China’s Customs Department did not state there was a ban on Australian coal on Tuesday but said it would “further strengthen import supervision” on Australian exports.


Chinese commodities site MySteel said many importers had already hit their quotas for this year but traders had been notified at a confidential coal import conference at the end of September that they would need to consider their import volume for 2021, signalling further restrictions could be on the horizon.

The quotas are targeted to ensure local coal, which can be up to 60 per cent more expensive than Australia’s, is bought by energy suppliers and steel mills to stimulate the economy. The annual quotas are often filled before the end of the year, forcing importers back to the local market.

Trade Minister Simon Birmingham said there had been some disruptions to shipments, but that was “not an uncommon thing”.

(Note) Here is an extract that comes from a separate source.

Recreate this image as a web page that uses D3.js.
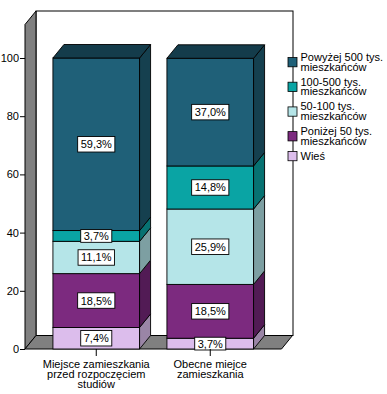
<!DOCTYPE html>
<html>
<head>
<meta charset="utf-8">
<script src="https://cdn.jsdelivr.net/npm/d3@7"></script>
<style>
  html, body { margin: 0; padding: 0; background: #fff; }
  svg { display: block; font-family: "Liberation Sans", Arial, sans-serif; }
</style>
</head>
<body>
<svg id="chart" width="387" height="394"></svg>
<script>
// ---- data ----
const categories = ["Miejsce zamieszkania przed rozpoczęciem studiów", "Obecne miejce zamieszkania"];
const categoryLines = [["Miejsce zamieszkania", "przed rozpoczęciem", "studiów"], ["Obecne miejce", "zamieszkania"]];
const seriesNames = ["Wieś", "Poniżej 50 tys. mieszkańców", "50-100 tys. mieszkańców", "100-500 tys. mieszkańców", "Powyżej 500 tys. mieszkańców"];
const seriesLegendLines = [["Wieś"], ["Poniżej 50 tys.", "mieszkańców"], ["50-100 tys.", "mieszkańców"], ["100-500 tys.", "mieszkańców"], ["Powyżej 500 tys.", "mieszkańców"]];
const wies        = [7.4, 3.7];
const ponizej50   = [18.5, 18.5];
const od50do100   = [11.1, 25.9];
const od100do500  = [3.7, 14.8];
const powyzej500  = [59.3, 37.0];
const yTicks = [0, 20, 40, 60, 80, 100];

const frontColors = ["#dcbdec", "#7c2a7f", "#b5e5e8", "#0aa4a4", "#1f6078"];
const sideColors  = ["#9a85a6", "#521b55", "#7d9fa2", "#077272", "#15404f"];
const topColor = "#143c4b";

const seriesValues = [wies, ponizej50, od50do100, od100do500, powyzej500];

// ---- layout ----
const svg = d3.select("#chart");
const dx = 11, dy = -13.5;
const x0 = 25, x1 = 281.5, yBase = 349;
const x = d3.scaleBand().domain(categories).range([x0, x1]).paddingInner(0.24).paddingOuter(0.245);
const y = d3.scaleLinear().domain([0, 100]).range([yBase, 58]);
const wallTop = 24.5;

// back wall
svg.append("rect")
  .attr("x", x0 + dx).attr("y", wallTop + dy)
  .attr("width", x1 - x0 + 0.5).attr("height", yBase - wallTop)
  .attr("fill", "#fff").attr("stroke", "#000").attr("stroke-width", 1);
// left wall
svg.append("polygon")
  .attr("points", [[x0, wallTop], [x0 + dx, wallTop + dy], [x0 + dx, yBase + dy], [x0, yBase]].join(" "))
  .attr("fill", "#808080").attr("stroke", "#000").attr("stroke-width", 1);
// floor
svg.append("polygon")
  .attr("points", [[x0, yBase], [x0 + dx, yBase + dy], [x1 + dx, yBase + dy], [x1, yBase]].join(" "))
  .attr("fill", "#808080").attr("stroke", "#000").attr("stroke-width", 1);

// legend (drawn over back wall edge)
const legend = svg.append("g");
let cursor = 53;
const lineH = 9.7;
seriesNames.slice().reverse().forEach((name, ri) => {
  const i = seriesNames.length - 1 - ri;
  const lines = seriesLegendLines[i];
  const blockCenter = cursor + lines.length * lineH / 2;
  legend.append("rect")
    .attr("x", 288).attr("y", blockCenter - 5.2)
    .attr("width", 9).attr("height", 9.3)
    .attr("fill", frontColors[i]).attr("stroke", "#000").attr("stroke-width", 0.8);
  lines.forEach((ln, k) => {
    legend.append("text")
      .attr("x", 300.5).attr("y", cursor + 8 + k * lineH)
      .attr("font-size", 11).attr("fill", "#000")
      .text(ln);
  });
  cursor += lines.length * lineH + (lines.length > 1 ? 5.3 : 0);
});

// bars
const stackData = categories.map((c, ci) => {
  let acc = 0;
  return seriesValues.map((arr, si) => {
    const v = arr[ci];
    const seg = { cat: c, si, v, y0: acc, y1: acc + v };
    acc += v;
    return seg;
  });
});

const barsG = svg.append("g");
stackData.forEach((segs) => {
  const g = barsG.append("g");
  segs.forEach((s) => {
    const bx = x(s.cat), bw = x.bandwidth();
    const yt = y(s.y1), yb = y(s.y0);
    g.append("rect")
      .attr("x", bx).attr("y", yt).attr("width", bw).attr("height", yb - yt)
      .attr("fill", frontColors[s.si]).attr("stroke", "#000").attr("stroke-width", 0.9);
    g.append("polygon")
      .attr("points", [[bx + bw, yt], [bx + bw + dx, yt + dy], [bx + bw + dx, yb + dy], [bx + bw, yb]].join(" "))
      .attr("fill", sideColors[s.si]).attr("stroke", "#000").attr("stroke-width", 0.9);
  });
  const top = segs[segs.length - 1];
  const bx = x(top.cat), bw = x.bandwidth(), yt = y(top.y1);
  g.append("polygon")
    .attr("points", [[bx, yt], [bx + dx, yt + dy], [bx + bw + dx, yt + dy], [bx + bw, yt]].join(" "))
    .attr("fill", topColor).attr("stroke", "#000").attr("stroke-width", 0.9);
});

// value labels
const fmt = v => d3.format(".1f")(v).replace(".", ",") + "%";
const labelsG = svg.append("g");
stackData.forEach((segs) => {
  segs.forEach((s) => {
    const cx = x(s.cat) + x.bandwidth() / 2;
    const cy = (y(s.y0) + y(s.y1)) / 2;
    const lg = labelsG.append("g");
    const t = lg.append("text")
      .attr("x", cx).attr("y", cy + 4)
      .attr("text-anchor", "middle").attr("font-size", 11).attr("fill", "#000")
      .text(fmt(s.v));
    const tw = t.node().getComputedTextLength();
    const segH = y(s.y0) - y(s.y1);
    const bh = Math.min(15.5, segH + 2);
    lg.insert("rect", "text")
      .attr("x", cx - tw / 2 - 3).attr("y", cy - bh / 2)
      .attr("width", tw + 6).attr("height", bh)
      .attr("fill", "#fff").attr("stroke", "#000").attr("stroke-width", 0.9);
  });
});

// y axis
const yAxis = d3.axisLeft(y).tickValues(yTicks).tickSize(5).tickPadding(1).tickFormat(d3.format("d"));
svg.append("g").attr("transform", `translate(${x0},0)`).call(yAxis)
  .call(g => g.select(".domain").remove())
  .call(g => g.selectAll("text").attr("font-size", 11).attr("fill", "#000").attr("font-family", "Liberation Sans, Arial, sans-serif"))
  .call(g => g.selectAll("line").attr("stroke", "#000"));

// x axis ticks and labels
const xAxis = d3.axisBottom(x).tickSize(7).tickFormat("");
svg.append("g").attr("transform", `translate(0,${yBase})`).call(xAxis)
  .call(g => g.select(".domain").remove())
  .call(g => g.selectAll("line").attr("stroke", "#000"));
const catG = svg.append("g");
categories.forEach((c, ci) => {
  categoryLines[ci].forEach((ln, k) => {
    catG.append("text")
      .attr("x", x(c) + x.bandwidth() / 2).attr("y", 368 + k * 10)
      .attr("text-anchor", "middle").attr("font-size", 11).attr("fill", "#000")
      .text(ln);
  });
});
</script>
</body>
</html>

“This is not the first time in recent years that we’ve seen some possible disruption to the timing and sequencing of exports of coal in particular into China,” he said.

Senator Birmingham said he was taking the reports of verbal instructions “seriously enough” and was seeking some assurances from Chinese authorities that they are honouring the terms of the China-Australia Free Trade Agreement and their World Trade Organisation obligations.

Minerals Council CEO Tania Constable said trade with China changed throughout the year based on a range of factors. “Australia will continue to see demand for its high quality of coal and the medium term outlook remains positive,” she said.

Ernst & Young, an advisor to the nation’s major mining companies, said the latest restrictions have not yet led to any cancellations of Australian cargoes to date.

“It’s concerning to hear if it’s true, but our sources indicate no orders have been cancelled,” EY mining leader Paul Mitchell said. “So until that happens it’s just further acknowledgement of the volatile times we live in.”

Mr Mitchell said geopolitical issues have emerged as some of the biggest risks to the nation’s mining industry over the past year.

“We’ve been advising the sector to conduct comprehensive scenario analysis to pre-empt or plan for possible changes in geopolitical disruption or regulatory changes,” he said. “Nothing can be taken for granted in turbulent times.”